Nicho Produce

A family venture in fresh produce distribution since 1969
Written by: 
Tom Faunce
Produced by: 
Elizabeth Towne

In 1969 Dionicio “Nicho” Villarreal founded Nicho Produce in Edinburgh, Texas. Since its inception, the company has been a full-line wholesaler and distributor of produce throughout southern Texas. A family business, Nicho Produce has involved all members at the Villarreal family. Tommy Villarreal, Nicho’s son is currently the company president. “I grew up helping with the business, even when I was very little,” says Villarreal. “I learned how to count to 12 by packing lemons in bags.

Starting with a fleet of only three bobtail trucks, Nicho Produce initially focused on servicing independent supermarkets as well as providing international distribution into Mexico. The company continued to grow and expansion of facilities became necessary. In 1992 the team added an additional two cold rooms and three rooms for banana ripening.

As a medium-sized company, Nicho Produce employs 55 people and serves more than 250 accounts out of its Edinburgh warehouse. The company also ships its own product with its fleet of more than 30 trucks, which the company services itself out of its own mechanic shop.

Adapting to change in the market

With the increase in Big-box retailers, and the inability to compete with prices, the amount of independent supermarkets has been in decline. Nicho Produce has adapted to the change in the market by targeting schools. “We now bid on contracts with schools throughout the state,” Villarreal explains.’ “As more and more schools are being built that portion of our business continues to grow.”

 The market had grown enough for Nicho Produce to open a “Fresh Cuts” sector of the company in 2005, which produces customized salads. This department is the only salad processing center in the Rio Grande Valley that is Hazard Analysis and Critical Control Point (HACCP) certified

Despite the decline in independent supermarkets, Nicho Produce still acts as a secondary supplier to major retailer outlets for short-term items.
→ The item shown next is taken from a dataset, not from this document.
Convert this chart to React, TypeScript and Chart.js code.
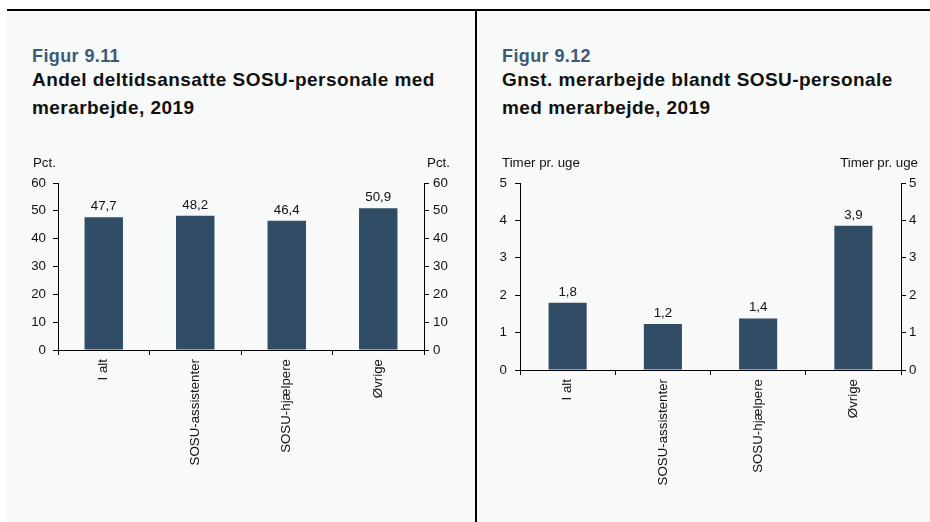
import React, { useEffect, useRef } from 'react';
import { Chart, registerables } from 'chart.js';

Chart.register(...registerables);

const FONT = '"Liberation Sans", Arial, Helvetica, sans-serif';

const categories = ['I alt', 'SOSU-assistenter', 'SOSU-hjælpere', 'Øvrige'];
const shareValues = [47.7, 48.2, 46.4, 50.9];
const hoursValues = [1.8, 1.23, 1.38, 3.86];
const shareTicks = [0, 10, 20, 30, 40, 50, 60];
const hoursTicks = [0, 1, 2, 3, 4, 5];

const fig1Number = 'Figur 9.11';
const fig1Title = ['Andel deltidsansatte SOSU-personale med', 'merarbejde, 2019'];
const fig1Unit = 'Pct.';
const fig2Number = 'Figur 9.12';
const fig2Title = ['Gnst. merarbejde blandt SOSU-personale', 'med merarbejde, 2019'];
const fig2Unit = 'Timer pr. uge';

const BAR_COLOR = '#304d65';
const TEXT = '#111111';
const FS = 13.3;

const barLabelsPlugin = {
  id: 'barLabels',
  afterDatasetsDraw(chart: any, _args: any, opts: any) {
    const ctx = chart.ctx;
    const meta = chart.getDatasetMeta(0);
    const data = chart.data.datasets[0].data as number[];
    ctx.save();
    ctx.font = `${FS}px ${FONT}`;
    ctx.fillStyle = TEXT;
    ctx.textBaseline = 'alphabetic';
    ctx.textAlign = 'center';
    meta.data.forEach((bar: any, i: number) => {
      ctx.fillText(data[i].toFixed(1).replace('.', ','), bar.x, bar.y - 7);
    });
    const area = chart.chartArea;
    ctx.textAlign = 'left';
    ctx.fillText(opts.unit, area.left + opts.unitLeft, opts.unitY);
    ctx.textAlign = 'right';
    ctx.fillText(opts.unit, area.right + opts.unitRight, opts.unitY);
    ctx.restore();
  },
};

type PanelProps = {
  values: number[];
  ticks: number[];
  unit: string;
  width: number;
  height: number;
  leftW: number;
  rightW: number;
  xH: number;
  top: number;
  barPct: number;
  unitLeft: number;
  unitRight: number;
  leftPad: number;
  rightPad: number;
};

function BarChart(p: PanelProps) {
  const ref = useRef<HTMLCanvasElement>(null);
  useEffect(() => {
    if (!ref.current) return;
    const tickFont = { family: FONT, size: FS };
    const axisCommon = (pos: 'left' | 'right', w: number, pad: number) => ({
      type: 'linear' as const,
      position: pos,
      min: p.ticks[0],
      max: p.ticks[p.ticks.length - 1],
      display: true,
      ticks: {
        stepSize: p.ticks[1] - p.ticks[0],
        color: TEXT,
        font: tickFont,
        padding: pad,
      },
      grid: { drawOnChartArea: false, drawTicks: true, tickLength: 5, color: '#000', lineWidth: 1 },
      border: { display: true, color: '#000', width: 1 },
      afterFit: (s: any) => {
        s.width = w;
      },
    });
    const chart = new Chart(ref.current, {
      type: 'bar',
      data: {
        labels: categories,
        datasets: [
          {
            data: p.values,
            backgroundColor: BAR_COLOR,
            borderWidth: 0,
            barPercentage: p.barPct,
            categoryPercentage: 1,
            yAxisID: 'y',
          },
        ],
      },
      options: {
        animation: false,
        responsive: false,
        maintainAspectRatio: false,
        layout: { padding: { top: p.top, left: 0, right: 0, bottom: 0 } },
        plugins: {
          legend: { display: false },
          tooltip: { enabled: false },
          barLabels: { unit: p.unit, unitLeft: p.unitLeft, unitRight: p.unitRight, unitY: 17 },
        } as any,
        scales: {
          x: {
            type: 'category',
            position: 'bottom',
            ticks: {
              color: TEXT,
              font: tickFont,
              minRotation: 90,
              maxRotation: 90,
              autoSkip: false,
              padding: 4,
            },
            grid: { drawOnChartArea: false, drawTicks: true, tickLength: 5, color: '#000', offset: true },
            border: { display: true, color: '#000', width: 1 },
            afterFit: (s: any) => {
              s.height = p.xH;
            },
          },
          y: axisCommon('left', p.leftW, p.leftPad),
          y2: axisCommon('right', p.rightW, p.rightPad),
        } as any,
      },
      plugins: [barLabelsPlugin],
    });
    return () => chart.destroy();
  }, []);
  return (
    <canvas
      ref={ref}
      width={p.width}
      height={p.height}
      style={{ width: p.width, height: p.height, display: 'block' }}
    />
  );
}

const figNumStyle: React.CSSProperties = {
  position: 'absolute',
  fontFamily: FONT,
  fontWeight: 'bold',
  fontSize: 18,
  lineHeight: '20px',
  color: '#3b5a75',
  whiteSpace: 'nowrap',
  letterSpacing: 0.4,
};
const titleStyle: React.CSSProperties = {
  position: 'absolute',
  fontFamily: FONT,
  fontWeight: 'bold',
  fontSize: 19,
  lineHeight: '28px',
  color: '#111',
  whiteSpace: 'nowrap',
  letterSpacing: 0.45,
};

export default function App() {
  return (
    <div
      style={{
        position: 'absolute',
        left: 0,
        top: 0,
        width: 930,
        height: 522,
        background: '#ffffff',
        overflow: 'hidden',
      }}
    >
      <div style={{ position: 'absolute', left: 7, top: 11, width: 469, height: 511, background: '#f8f9f9' }} />
      <div style={{ position: 'absolute', left: 477, top: 11, width: 453, height: 511, background: '#f8f9f9' }} />
      <div style={{ position: 'absolute', left: 7, top: 9, width: 923, height: 2, background: '#000' }} />
      <div style={{ position: 'absolute', left: 475, top: 9, width: 2, height: 513, background: '#000' }} />

      <div style={{ ...figNumStyle, left: 32, top: 46 }}>{fig1Number}</div>
      <div style={{ ...titleStyle, left: 32, top: 66 }}>
        {fig1Title.map((t) => (
          <div key={t}>{t}</div>
        ))}
      </div>
      <div style={{ ...figNumStyle, left: 502, top: 46 }}>{fig2Number}</div>
      <div style={{ ...titleStyle, left: 502, top: 66 }}>
        {fig2Title.map((t) => (
          <div key={t}>{t}</div>
        ))}
      </div>

      <div style={{ position: 'absolute', left: 8, top: 150 }}>
        <BarChart
          values={shareValues}
          ticks={shareTicks}
          unit={fig1Unit}
          width={460}
          height={360}
          leftW={50}
          rightW={44}
          xH={160}
          top={33}
          barPct={0.42}
          unitLeft={-25}
          unitRight={26}
          leftPad={7}
          rightPad={4}
        />
      </div>
      <div style={{ position: 'absolute', left: 477, top: 150 }}>
        <BarChart
          values={hoursValues}
          ticks={hoursTicks}
          unit={fig2Unit}
          width={453}
          height={360}
          leftW={43}
          rightW={29}
          xH={140}
          top={33}
          barPct={0.4}
          unitLeft={-18}
          unitRight={17}
          leftPad={8}
          rightPad={3}
        />
      </div>
    </div>
  );
}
The company also serves the hospitality and health care sectors. “We even sell to a lot of other wholesalers,” says Villarreal.

Customization is a strong aspect of Nicho Produce which provides a competitive edge to the company, “There are a lot of people now that want things a certain way,” says Villarreal. “A major strength of ours is the ability to meet those needs and customize things for our clients.”

The increase of regulations in the produce industry every year can create obstacles for companies and have a direct impact on the bottom line. “Every year it becomes more expensive to do business,” says Villarreal. “We realize though that most of that is for the good of the industry.” Nicho Produce has adapted to the legislation by upgrading its warehouse and equipment. “We have made a lot of improvements here. I like to say we have an old, new warehouse. We’ve been here since 1969 but have done a tremendous amount of remodeling to bring the place up to spec.”

A strong team

In a competitive industry such as produce distribution, Villarreal is thankful for his team of employees past and present. Strong employee retention creates customer retention, and Nicho Produce has its share of loyal employees. “We’ve been blessed to have some longtime key people here,” says Villarreal. “In the past two years we’ve had 2 people retire. One gentleman had been here since 1970.”

The reputation and relationships that Nicho Produce has established in its more than 40 years in business have created an ample amount of customer loyalty, which Villarreal does not take for granted. “Loyalty is not something that is given, you have to work to keep your customers,” Villarreal explains.” In order to retain customers as well as gain new accounts, Nicho Produce has become skilled at adapting to changes in the industry. “The industry is going toward smaller, prepackaged items especially in the schools that we serve. Individual-sized servings are becoming more and more popular so we’re following that trend.”

Villarreal measures the success of Nicho Produce by the level of customer satisfaction his company produces. “If you’re dealing with complaints all day then things are not going well,” says Villarreal. “On the contrary, if you’re dealing with repeat orders all day then you know you’re doing something right.”

“We have some expansion plans in place,” Villarreal explains. “We are going increase the size of our banana ripening and processing rooms, as well as the amount of cold storage in general.” With several consecutive years of increased sales, Nicho Produce is looking at significant growth in the near future.